Azerbaijani courts have sentenced at least 30 people who took part in peaceful protests to between 5 and 8 days in prison in late night trials that were closed to the public, Human Rights Watch said. The rallies on March 11 and 12, 2011, in the wake of the mass protests in the Middle East, protested government corruption and called for the Azerbaijan leadership to resign.
“Azerbaijani authorities should immediately set free those detained for supporting the protests in Baku,” said Rachel Denber, Europe and Central Asia director at Human Rights Watch. “Instead of jailing peaceful protesters, the authorities should be investigating police conduct during those rallies.”
Police roughed up many protesters at the rallies. Over a two-day period, the police also rounded up about 100 people in downtown Baku who had intended to or who had participated in the rallies. Most were held for a few hours and released after police took statements from them, but courts sentenced at least 30 people to administrative – or misdemeanor – detention, on charges of disobeying police orders or participating in an unsanctioned rally.
Among those convicted were some who had been on their way to the demonstration sites. Tural Abassli, leader of the opposition Musavat party’s youth wing, was detained after police stopped a cab in which he was riding on his way to Fountain Square for the March 12 rally. The detention report, however, stated that he was apprehended at Fountain Square, and he was convicted of participating in an unsanctioned rally and sentenced to eight days of administrative imprisonment.
Elkin Aliyev, a reporter for Azerbaijan News Network, an independent online news website, was sentenced to seven days in detention for participating in unsanctioned rally and disobeying police orders. Police alleged at his hearing that Aliyev had shouted “Azadlig” (“Freedom”) at the rally, which they contended proved that he was participating, not reporting. Aliyev denied that he was participating and said he had been working as a journalist.

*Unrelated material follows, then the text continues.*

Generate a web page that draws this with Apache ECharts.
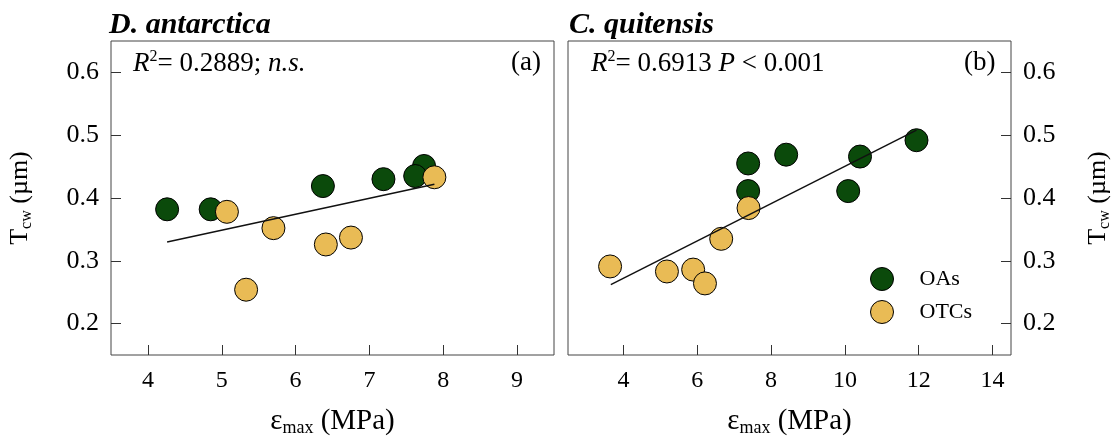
<!DOCTYPE html>
<html>
<head>
<meta charset="utf-8">
<script src="https://cdn.jsdelivr.net/npm/echarts@6.0.0/dist/echarts.min.js"></script>
<style>
html, body { margin: 0; padding: 0; background: #fff; }
#chart { width: 1113px; height: 440px; }
</style>
</head>
<body>
<div id="chart"></div>
<script>
// (a) D. antarctica
const aOAsX = [4.26, 4.85, 6.37, 7.19, 7.74, 7.62]
const aOAsY = [0.382, 0.382, 0.419, 0.430, 0.451, 0.435]
const aOTCsX = [5.07, 5.70, 5.33, 6.41, 6.75, 7.88]
const aOTCsY = [0.378, 0.352, 0.254, 0.326, 0.337, 0.433]
const aFitX = [4.26, 7.88]
const aFitY = [0.330, 0.422]

// (b) C. quitensis
const bOAsX = [7.38, 7.38, 8.41, 10.41, 10.09, 11.94]
const bOAsY = [0.455, 0.411, 0.469, 0.466, 0.411, 0.492]
const bOTCsX = [3.64, 5.18, 5.89, 6.21, 6.65, 7.39]
const bOTCsY = [0.291, 0.283, 0.286, 0.264, 0.335, 0.384]
const bFitX = [3.66, 11.94]
const bFitY = [0.262, 0.508]

// tick labels
const aTicksX = [4, 5, 6, 7, 8, 9]
const bTicksX = [4, 6, 8, 10, 12, 14]
const ticksY = [0.2, 0.3, 0.4, 0.5, 0.6]

const FONT = 'Liberation Serif'
const GREEN = '#0b4a0b'
const YELLOW = '#e9bb55'
const zip = (xs, ys) => xs.map((x, i) => [x, ys[i]])

const xNameRich = {
    n: { fontFamily: FONT, fontSize: 29, lineHeight: 32, color: '#000' },
    sub: { fontFamily: FONT, fontSize: 18, lineHeight: 16, verticalAlign: 'bottom', color: '#000' }
}
const yNameRich = {
    n: { fontFamily: FONT, fontSize: 26, lineHeight: 30, color: '#000' },
    sub: { fontFamily: FONT, fontSize: 16, lineHeight: 16, verticalAlign: 'bottom', color: '#000' }
}

function xAxisOf(grid, min, max, ticks) {
    return {
        type: 'value', gridIndex: grid, min: min, max: max,
        name: '{n|ε}{sub|max}{n| (MPa)}', nameLocation: 'middle', nameGap: 50,
        nameTextStyle: { rich: xNameRich },
        axisLine: { show: false },
        splitLine: { show: false },
        axisTick: { show: true, inside: true, length: 10, customValues: ticks, lineStyle: { color: '#333' } },
        axisLabel: { customValues: ticks, margin: 14, fontFamily: FONT, fontSize: 24, color: '#000' }
    }
}
function yAxisOf(grid, pos) {
    return {
        type: 'value', gridIndex: grid, min: 0.15, max: 0.65, position: pos,
        name: '{n|T}{sub|cw}{n| (µm)}', nameLocation: 'middle', nameRotate: 90,
        nameGap: pos === 'left' ? 76 : 72,
        nameTextStyle: { rich: yNameRich },
        axisLine: { show: false },
        splitLine: { show: false },
        axisTick: { show: true, inside: true, length: 10, customValues: ticksY, lineStyle: { color: '#333' } },
        axisLabel: {
            customValues: ticksY, margin: 12, fontFamily: FONT, fontSize: 26, color: '#000',
            formatter: v => v.toFixed(1)
        }
    }
}
function scatter(name, grid, data, color) {
    return {
        name: name, type: 'scatter', xAxisIndex: grid, yAxisIndex: grid,
        symbol: 'circle', symbolSize: 23, data: data,
        itemStyle: { color: color, borderColor: '#000', borderWidth: 1, opacity: 1 }
    }
}
function fit(grid, data) {
    return {
        type: 'line', xAxisIndex: grid, yAxisIndex: grid, data: data, z: 5,
        symbol: 'none', silent: true,
        lineStyle: { color: '#111', width: 1.5 }
    }
}
function note(left, top, text, rich) {
    return { type: 'text', left: left, top: top, style: { text: text, rich: rich } }
}

const noteRich = {
    i: { fontFamily: FONT, fontStyle: 'italic', fontSize: 27, lineHeight: 30, fill: '#000' },
    n: { fontFamily: FONT, fontSize: 27, lineHeight: 30, fill: '#000' },
    sup: { fontFamily: FONT, fontSize: 16, lineHeight: 16, verticalAlign: 'top', fill: '#000' }
}
const titleStyle = { fontFamily: FONT, fontStyle: 'italic', fontWeight: 'bold', fontSize: 30, color: '#000' }

const chart = echarts.init(document.getElementById('chart'))
chart.setOption({
    backgroundColor: '#fff',
    animation: false,
    grid: [
        { left: 111, top: 41, width: 443, height: 314, show: true, borderColor: '#444', borderWidth: 1, outerBoundsMode: 'none' },
        { left: 568, top: 41, width: 443, height: 314, show: true, borderColor: '#444', borderWidth: 1, outerBoundsMode: 'none' }
    ],
    title: [
        { text: 'D. antarctica', left: 109, top: 10, padding: 0, textStyle: titleStyle },
        { text: 'C. quitensis', left: 569, top: 10, padding: 0, textStyle: titleStyle }
    ],
    legend: {
        data: ['OAs', 'OTCs'], orient: 'vertical', left: 870, top: 267, padding: 0,
        itemWidth: 23, itemHeight: 23, itemGap: 9,
        itemStyle: { borderWidth: 1, borderColor: '#000' },
        textStyle: { fontFamily: FONT, fontSize: 22, color: '#000', padding: [0, 0, 0, 21] }
    },
    xAxis: [xAxisOf(0, 3.5, 9.5, aTicksX), xAxisOf(1, 2.5, 14.5, bTicksX)],
    yAxis: [yAxisOf(0, 'left'), yAxisOf(1, 'right')],
    series: [
        scatter('OAs', 0, zip(aOAsX, aOAsY), GREEN),
        scatter('OTCs', 0, zip(aOTCsX, aOTCsY), YELLOW),
        fit(0, zip(aFitX, aFitY)),
        scatter('OAs', 1, zip(bOAsX, bOAsY), GREEN),
        scatter('OTCs', 1, zip(bOTCsX, bOTCsY), YELLOW),
        fit(1, zip(bFitX, bFitY))
    ],
    graphic: [
        note(133, 49, '{i|R}{sup|2}{n|= 0.2889; }{i|n.s.}', noteRich),
        note(511, 49, '{n|(a)}', noteRich),
        note(591, 49, '{i|R}{sup|2}{n|= 0.6913 }{i|P}{n| < 0.001}', noteRich),
        note(964, 49, '{n|(b)}', noteRich)
    ]
})
</script>
</body>
</html>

A Human Rights Watch researcher who observed the demonstration found that police did not otherwise detain or harass journalists reporting on the demonstration.
“Azerbaijan’s police have a long record of beating journalists reporting on demonstrations, so the fact that police for the most part let journalists do their jobs is a positive step,” Denber said. “And yet it’s a sad day when an accusation of shouting ‘Freedom’ can land you behind bars. The Azerbaijani authorities have a long way to go to show they are committed to freedom of expression and assembly.”
All of the trials were effectively closed, even though the Azerbaijan Civil Procedures Code says hearings on administrative offenses should be open to the public. Elchin Namazov, a lawyer who represented two defendants in separate trials, said he had asked each time for the court to allow media and family members to be in the courtroom, but both motions were denied.
“I asked the judge if this was an open or closed hearing,” he said. “He responded that it was open. Then I made a motion to allow journalists and family members in the courtroom. The judge responded that their presence would interfere with the normal hearing and refused. He never explained how.”
Another lawyer, Anar Gasimov, who represented one of the detainees in the same court, shared a similar story: “As I knew that the process was officially public, I made a motion for the judge to allow press and family members in the courtroom. He responded that the process was closed. I told him that according to the law such trials were open to the public and he should not close it. But he again repeated that it’s closed. Later when I received the decision, it said that the case was reviewed at an open hearing.”
Public scrutiny is a crucial element of the right to a fair trial guaranteed under the International Covenant on Civil and Political Rights (Article 14) and the European Convention of Human Rights (Article 6).
“Open trials represent a significant safeguard against the administration of justice in secret,” Denber said. “Any limitations to public hearings should be strictly necessary to protect safety and the privacy of witnesses, which did not appear to be an issue in these cases.”
Most defendants did not have access to counsel of their choosing. Because the hearings were held late at night and the police refused to allow detainees to contact lawyers, lawyers for some of the defendants didn’t know when or where the trials were being held. Namazov and Gasimov managed to find out that their clients’ hearings were set for Sabail District Court. But when they arrived at the court on March 12 at around 8 pm, the court doors were locked.
“We knocked on the door, but no one responded,” Namazov told Human Rights Watch. “Then we started to bang, shouting that we were lawyers and wanted to see our clients. They let us in 15 minutes later.”
Namazov and Gasimov managed to represent three detainees, but said that at least 20 others brought to the same court later were provided with two state-appointed lawyers. Namazov told Human Rights Watch that many of those detainees petitioned the court, refusing the service of a state-appointed lawyer. The court satisfied their requests, but did not allow them to have a lawyer of their choosing. Trials in which Namazov and Gasimov participated lasted for 30 to 40 minutes, while other hearings were concluded in five to seven minutes.
“The arrest and trials of peaceful protesters were a mockery of Azerbaijan’s justice system and of the government’s international human rights obligations,” Denber said.